I’ve been involved in selection and implementation of numerous ITSM tooling projects over the years. Typically, I manage the implementation and configuration on behalf of the customer, acting as their trusted advisor, and managing the day-to-day work of the Systems Integration partner.

More recently, I’ve become involved more and more with the selection and implementation of ServiceNow, and have become familiar with the questions asked by the Systems Integration partners when seeking the customer’s requirements, so that these can be converted into configuration requirements.

I’ve assembled a list of the common data sets and items that customers are asked for.

Much as I love working with the Systems Integrators, they commonly expect these things to be in place and will often take what they are given without question.

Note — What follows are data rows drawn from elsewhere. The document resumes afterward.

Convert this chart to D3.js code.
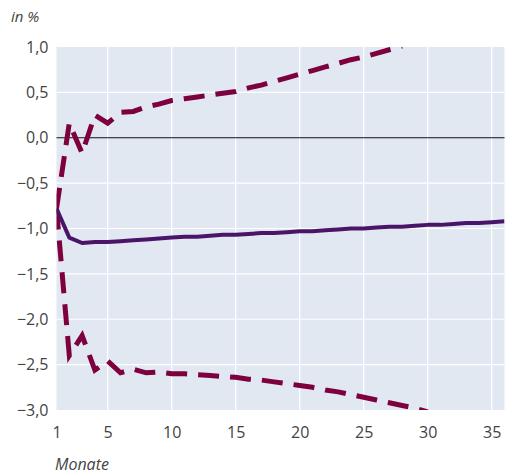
<!DOCTYPE html>
<html>
<head>
<meta charset="utf-8">
<script src="https://cdn.jsdelivr.net/npm/d3@7"></script>
<style>
  html, body { margin: 0; padding: 0; background: #fff; }
  svg text { font-family: "Open Sans", Lato, sans-serif; fill: #444; }
</style>
</head>
<body>
<svg id="chart" width="512" height="475"></svg>
<script>
// Months after the shock
const months = d3.range(1, 37);

// Central response (in %)
const central = [-0.78, -1.10, -1.16, -1.15, -1.15, -1.14, -1.13, -1.12, -1.11, -1.10,
  -1.09, -1.09, -1.08, -1.07, -1.07, -1.06, -1.05, -1.05, -1.04, -1.03,
  -1.03, -1.02, -1.01, -1.00, -1.00, -0.99, -0.98, -0.98, -0.97, -0.96,
  -0.96, -0.95, -0.94, -0.94, -0.93, -0.92];

// Upper confidence band (ends where it leaves the plotted range)
const upper = [-0.78, 0.16, -0.17, 0.25, 0.16, 0.28, 0.29, 0.34, 0.37, 0.41,
  0.43, 0.45, 0.47, 0.49, 0.51, 0.55, 0.58, 0.62, 0.66, 0.70,
  0.74, 0.78, 0.82, 0.86, 0.89, 0.93, 0.97, 1.01];

// Lower confidence band
const lower = [-0.78, -2.40, -2.18, -2.56, -2.46, -2.59, -2.55, -2.59, -2.58, -2.60,
  -2.60, -2.61, -2.62, -2.63, -2.64, -2.66, -2.67, -2.69, -2.71, -2.73,
  -2.75, -2.78, -2.80, -2.83, -2.86, -2.89, -2.92, -2.95, -2.98, -3.02];

const xTicks = [1, 5, 10, 15, 20, 25, 30, 35];
const yTicks = [1.0, 0.5, 0.0, -0.5, -1.0, -1.5, -2.0, -2.5, -3.0];

const svg = d3.select("#chart");
const plot = { left: 56.5, right: 504.5, top: 47, bottom: 410 };

const x = d3.scaleLinear().domain([1, 36]).range([plot.left, plot.right]);
const y = d3.scaleLinear().domain([-3, 1]).range([plot.bottom, plot.top]);

// Plot background
svg.append("rect")
  .attr("x", plot.left).attr("y", plot.top)
  .attr("width", plot.right - plot.left).attr("height", plot.bottom - plot.top)
  .attr("fill", "#e2e8f2");

svg.append("clipPath").attr("id", "plotClip")
  .append("rect")
  .attr("x", plot.left).attr("y", plot.top)
  .attr("width", plot.right - plot.left).attr("height", plot.bottom - plot.top);

// Gridlines
const grid = svg.append("g");
grid.selectAll("line.v").data(xTicks.filter(d => d > 1)).join("line")
  .attr("x1", d => x(d)).attr("x2", d => x(d))
  .attr("y1", plot.top).attr("y2", plot.bottom)
  .attr("stroke", "#fff").attr("stroke-width", 1.2);
grid.selectAll("line.h").data(yTicks.filter(d => d !== 0 && d > -3 && d < 1)).join("line")
  .attr("x1", plot.left).attr("x2", plot.right)
  .attr("y1", d => y(d)).attr("y2", d => y(d))
  .attr("stroke", "#fff").attr("stroke-width", 1.2);

// Zero line
svg.append("line")
  .attr("x1", plot.left).attr("x2", plot.right)
  .attr("y1", y(0)).attr("y2", y(0))
  .attr("stroke", "#111").attr("stroke-width", 1);

// Axes (labels only)
const fmt = d => d3.format(".1f")(d).replace(".", ",").replace("-", "\u2212");
const yAxis = svg.append("g")
  .attr("transform", `translate(${plot.left - 8},0)`)
  .call(d3.axisLeft(y).tickValues(yTicks).tickFormat(fmt).tickSize(0).tickPadding(0));
yAxis.select(".domain").remove();
yAxis.selectAll("text").attr("font-size", 16).attr("fill", "#444")
  .attr("font-family", "'Open Sans', Lato, sans-serif");

const xAxis = svg.append("g")
  .attr("transform", `translate(0,${plot.bottom + 17})`)
  .call(d3.axisBottom(x).tickValues(xTicks).tickFormat(d3.format("d")).tickSize(0).tickPadding(0));
xAxis.select(".domain").remove();
xAxis.selectAll("text").attr("font-size", 16).attr("fill", "#444")
  .attr("font-family", "'Open Sans', Lato, sans-serif");

// Axis titles
svg.append("text").attr("x", 11).attr("y", 22)
  .attr("font-size", 15).attr("font-style", "italic").text("in %");
svg.append("text").attr("x", 55).attr("y", 470)
  .attr("font-size", 16).attr("font-style", "italic").text("Monate");

// Lines
const line = d3.line().x((d, i) => x(months[i])).y(d => y(d));
const lines = svg.append("g").attr("clip-path", "url(#plotClip)");

lines.append("path").datum(upper)
  .attr("d", line).attr("fill", "none")
  .attr("stroke", "#7d003f").attr("stroke-width", 5)
  .attr("stroke-dasharray", "21 11");
lines.append("path").datum(lower)
  .attr("d", line).attr("fill", "none")
  .attr("stroke", "#7d003f").attr("stroke-width", 5)
  .attr("stroke-dasharray", "21 11");
lines.append("path").datum(central)
  .attr("d", line).attr("fill", "none")
  .attr("stroke", "#4a1568").attr("stroke-width", 4)
  .attr("stroke-linejoin", "round");
</script>
</body>
</html>
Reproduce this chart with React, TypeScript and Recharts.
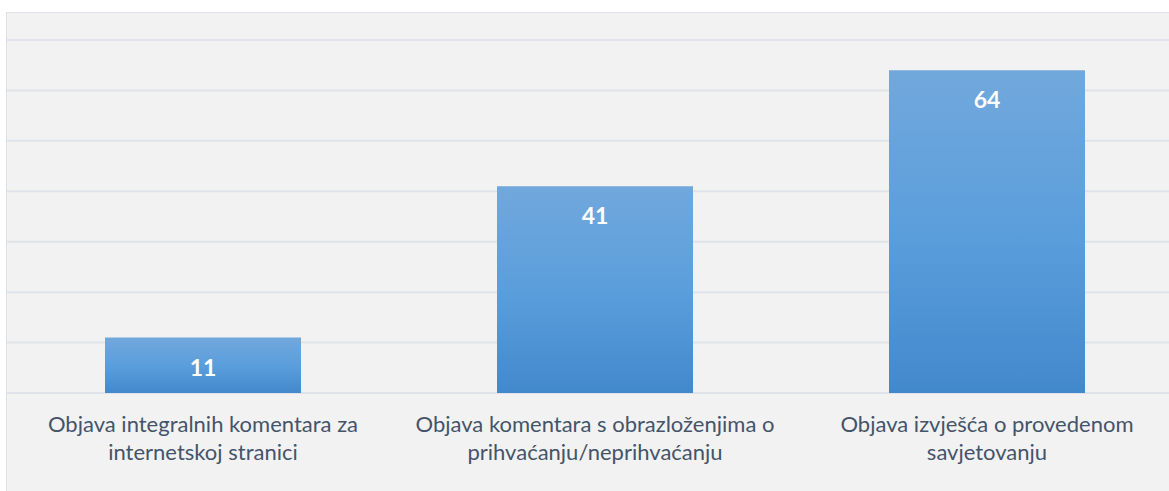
import React from 'react'
import { BarChart, Bar, XAxis, YAxis, CartesianGrid, LabelList } from 'recharts'

const categories = [
  ['Objava integralnih komentara za', 'internetskoj stranici'],
  ['Objava komentara s obrazloženjima o', 'prihvaćanju/neprihvaćanju'],
  ['Objava izvješća o provedenom', 'savjetovanju'],
]
const values = [11, 41, 64]
const yTicks = [0, 10, 20, 30, 40, 50, 60, 70]

const data = categories.map((c, i) => ({ key: String(i), lines: c, value: values[i] }))

const FONT = 'Lato, "Open Sans", sans-serif'

function CatTick(props: any) {
  const { x, y, payload } = props
  const lines: string[] = categories[Number(payload.value)] ?? []
  return (
    <g>
      {lines.map((l, i) => (
        <text key={i} x={x} y={y + 39 + i * 28} textAnchor="middle" fill="#44546a" fontSize={22} fontFamily={FONT}>{l}</text>
      ))}
    </g>
  )
}

function ValueLabel(props: any) {
  const { x, y, width, value } = props
  return (
    <text x={x + width / 2} y={y + 38} textAnchor="middle" fill="#fff" fontSize={23} fontWeight={700} fontFamily={FONT}>{value}</text>
  )
}

export default function App() {
  return (
    <div style={{ position: 'absolute', left: 0, top: 0, width: 1169, height: 491, overflow: 'hidden', background: '#fff' }}>
      <div style={{ position: 'absolute', left: 6, top: 12, width: 1200, height: 490, background: '#f2f2f2', borderTop: '1px solid #dde2e8', borderLeft: '1px solid #dde2e8' }}>
        <BarChart width={1198} height={479} data={data} margin={{ top: 27, right: 22, left: 0, bottom: 0 }} barCategoryGap="25%">
          <defs>
            <linearGradient id="barGrad" x1="0" y1="0" x2="0" y2="1">
              <stop offset="0%" stopColor="#71a8dc" />
              <stop offset="50%" stopColor="#5b9edc" />
              <stop offset="100%" stopColor="#4289cc" />
            </linearGradient>
          </defs>
          <CartesianGrid vertical={false} stroke="#dfe3e9" strokeWidth={2} />
          <YAxis hide domain={[0, 70]} ticks={yTicks} />
          <XAxis dataKey="key" axisLine={false} tickLine={false} tickSize={0} tickMargin={0} height={99} interval={0} tick={<CatTick />} />
          <Bar dataKey="value" fill="url(#barGrad)" isAnimationActive={false}>
            <LabelList dataKey="value" content={<ValueLabel />} />
          </Bar>
        </BarChart>
      </div>
    </div>
  )
}
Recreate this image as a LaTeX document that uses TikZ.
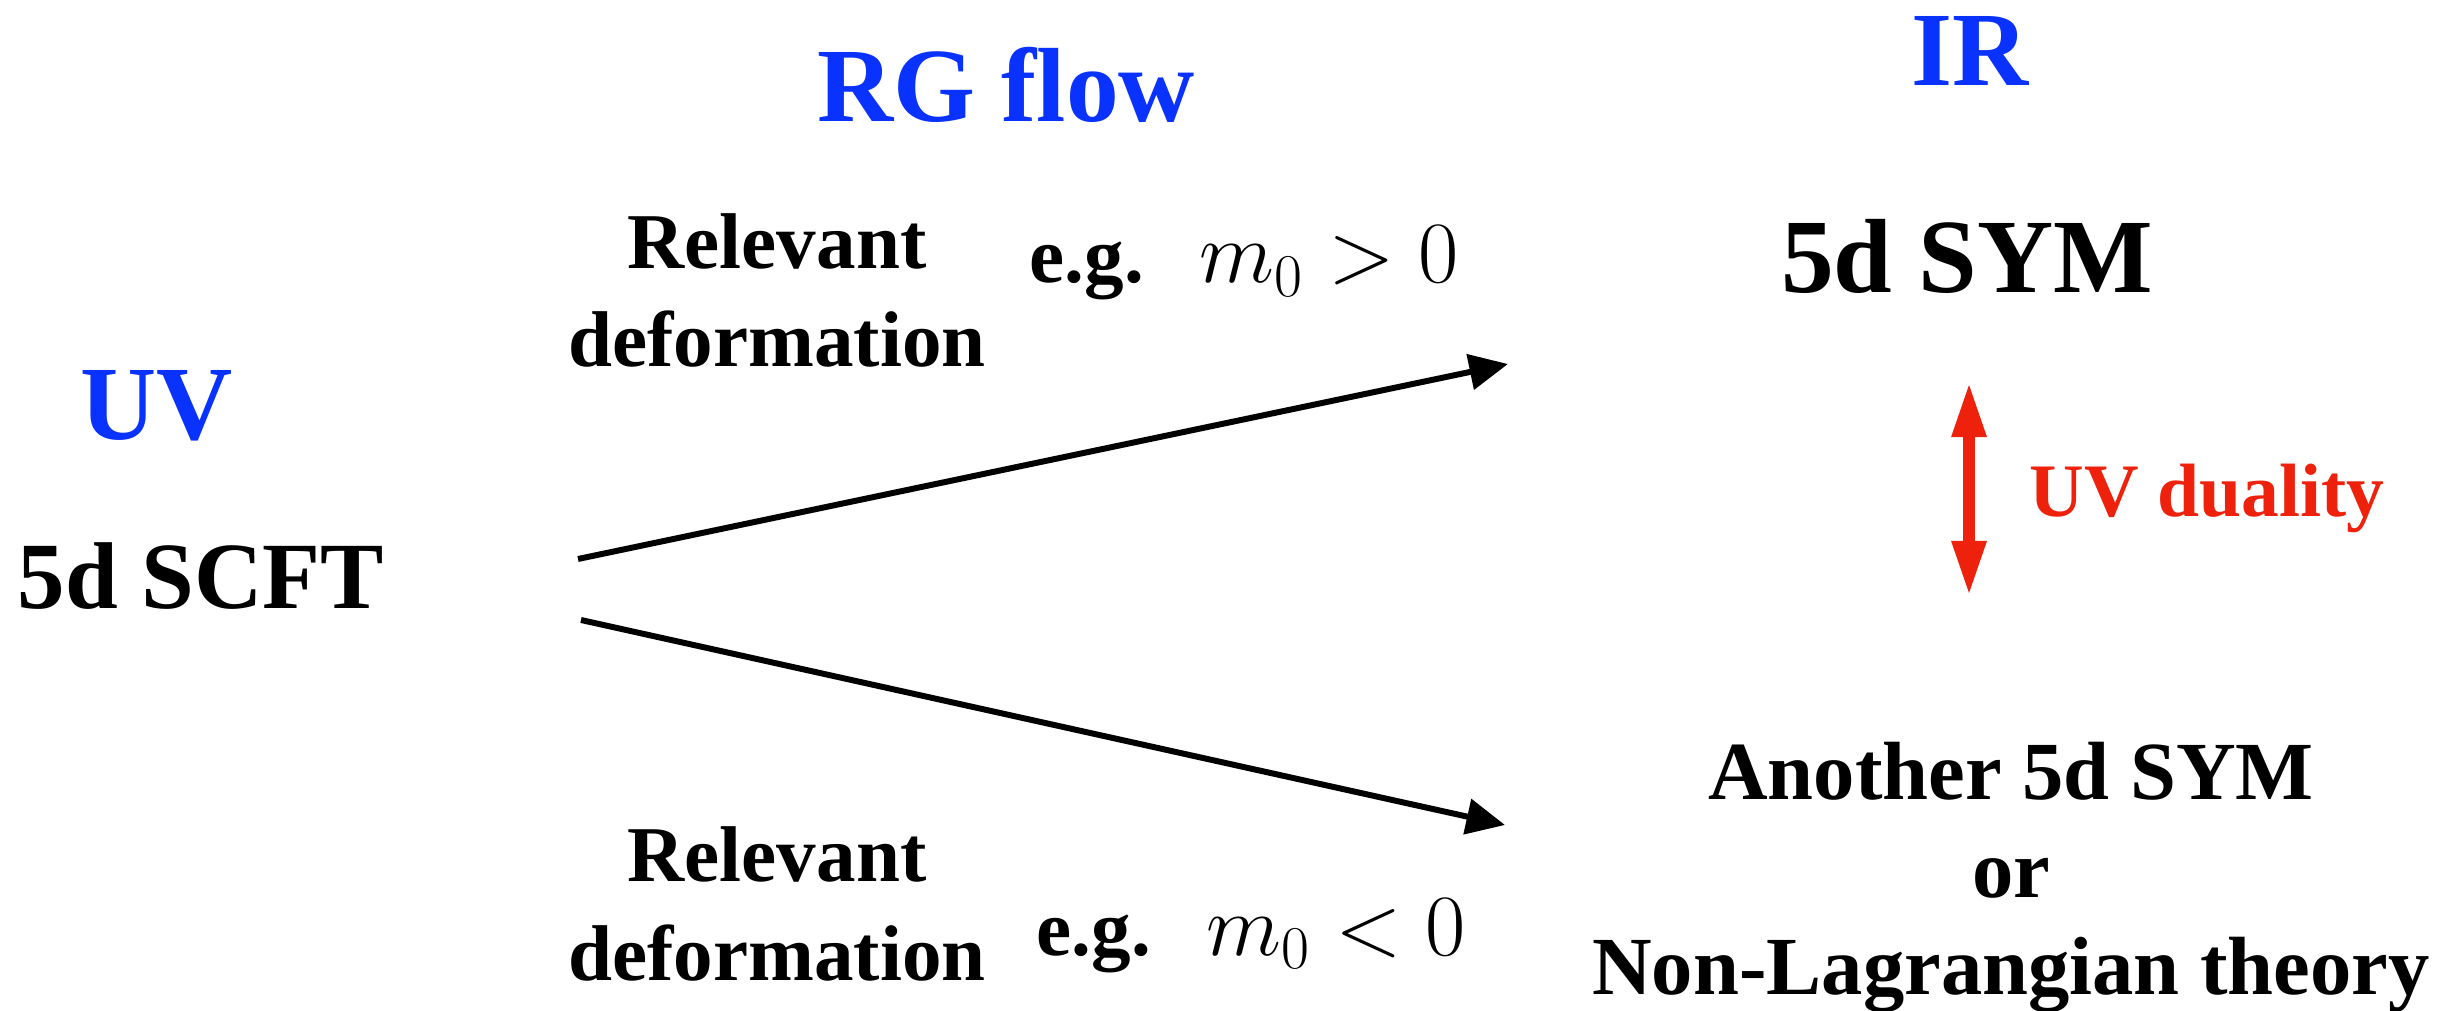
\documentclass[tikz,border=0pt]{standalone}
\usepackage{fontspec}
\setmainfont{Liberation Serif}
\usepackage{amsmath}
\usetikzlibrary{arrows.meta}
\definecolor{flowblue}{RGB}{10,50,255}
\definecolor{dualred}{RGB}{238,34,12}
\newcommand{\bigmath}[1]{{\fontsize{27}{30}\selectfont$#1$}}

\begin{document}
\begin{tikzpicture}[
    head/.style={font=\fontsize{30}{36}\selectfont\bfseries,text=flowblue,inner sep=0pt},
    theory/.style={font=\fontsize{30}{36}\selectfont\bfseries,inner sep=0pt},
    small/.style={font=\fontsize{22.5}{28}\selectfont\bfseries,inner sep=0pt,align=center},
    flow/.style={line width=1.7pt,-{Triangle[length=11pt,width=10pt]}},
    dual/.style={dualred,line width=3.6pt,{Triangle[length=16pt,width=9pt]}-{Triangle[length=16pt,width=9pt]}}]

\useasboundingbox (0,0) rectangle (24.63,10.10);

\node[head,anchor=base] (rg) at (10.06,8.88) {RG flow};
\node[head,anchor=base] (ir) at (19.70,9.24) {IR};
\node[head,anchor=base] (uv) at (1.57,5.70) {UV};

\node[theory,font=\fontsize{27}{32}\selectfont\bfseries,anchor=base] (scft) at (2.01,4.01) {5d SCFT};
\node[theory,anchor=base] (sym) at (19.67,7.17) {5d SYM};
\node[small,font=\fontsize{23.5}{27.6}\selectfont\bfseries,anchor=base] (other) at (20.11,0.16) {Another 5d SYM\\or\\Non-Lagrangian theory};

\node[small,anchor=base] (relup) at (7.77,6.43) {Relevant\\deformation};
\node[small,anchor=base] (reldown) at (7.77,0.30) {Relevant\\deformation};
\node[small,anchor=base west] (egup) at (10.29,7.27) {e.g.\hspace{0.7em}\bigmath{m_0>0}};
\node[small,anchor=base west] (egdown) at (10.36,0.55) {e.g.\hspace{0.7em}\bigmath{m_0<0}};

\coordinate (su) at (5.78,4.51);
\coordinate (tu) at (15.08,6.46);
\coordinate (sd) at (5.81,3.90);
\coordinate (td) at (15.05,1.85);

\draw[flow] (su) -- (tu);
\draw[flow] (sd) -- (td);

\coordinate (dtop) at (19.69,6.29);
\coordinate (dbot) at (19.69,4.13);
\draw[dual] (dbot) -- (dtop);
\node[small,font=\fontsize{21.5}{26}\selectfont\bfseries,text=dualred,anchor=base west] (duality) at (20.29,4.93) {UV duality};
\end{tikzpicture}
\end{document}
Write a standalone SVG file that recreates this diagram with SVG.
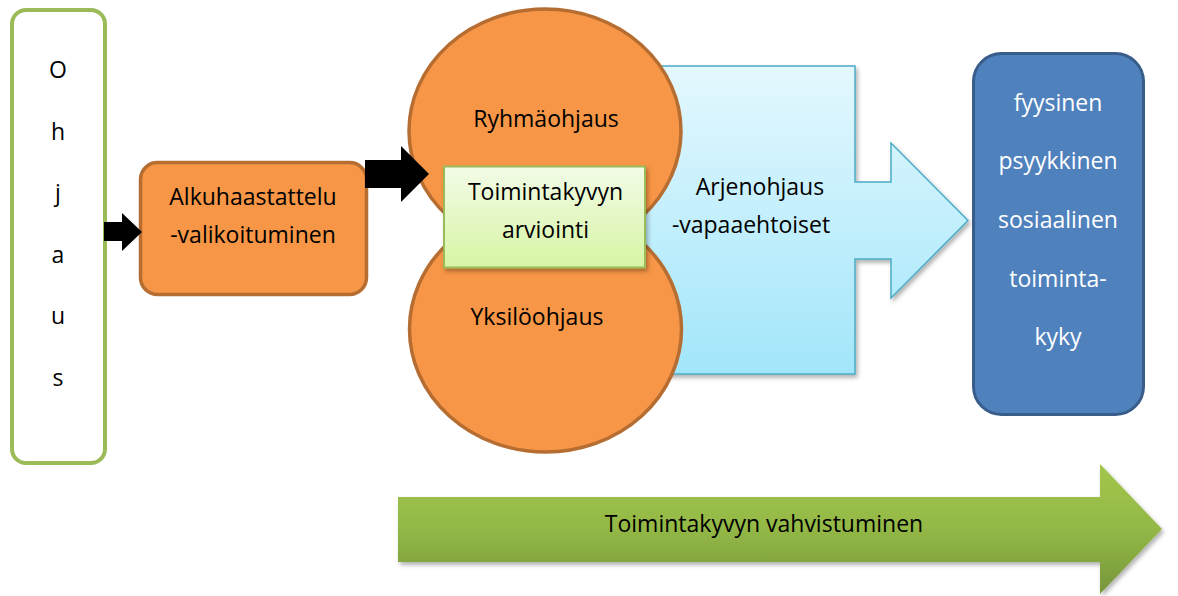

Some of these items are “big-ticket” issues that will need considerable effort to resolve. My point is that these should be addressed before the tool is about to be configured, not during the configuration process. If the latter approach is adopted, it’s likely that the quality of the implementation will suffer from poor data or the implementation timelines will be extended.

  • Ticket categories – how will the tickets be categorised, in terms of the impacted item, e.g.hardware, software, etc
  • Ticket priorities
  • Self-service, service request types, workflows and approvals required for each request type
  • CMDB (CI types) – What data do you want to store in your CMDB, Applications, versions, relationships between CIs, perhaps hardware too (Servers, etc)
  • Incident and Problem workflows (when does an incident “become” a problem, and what data needs to be carried over from one record to another”
  • Incident and Problem record statuses (open, in progress, awaiting, closed, etc)
  • Master Data (Users, locations, and associated SLAs)
  • Reporting (internal and external facing reports), e.g. “live” dashboards, regular reports, automated distribution via email, etc
  • SLAs, for service restoration and ticket resolution, both customer and supplier facing
  • Knowledge articles, and permission groups for read/write access to each type of knowledge article (e.g. customer facing, internal 1st line, internal 2nd line, etc)
  • Workflows for other processes, such as change management
  • Approvals for all request and change types, together with an indication of whether there are multiple approvals for each type and the supporting workflow for these
I accept this isn’t a complete list, but hopefully, it should give some food for thought to those on the verge of embarking on a tool implementation, or those in the midst of an implementation project.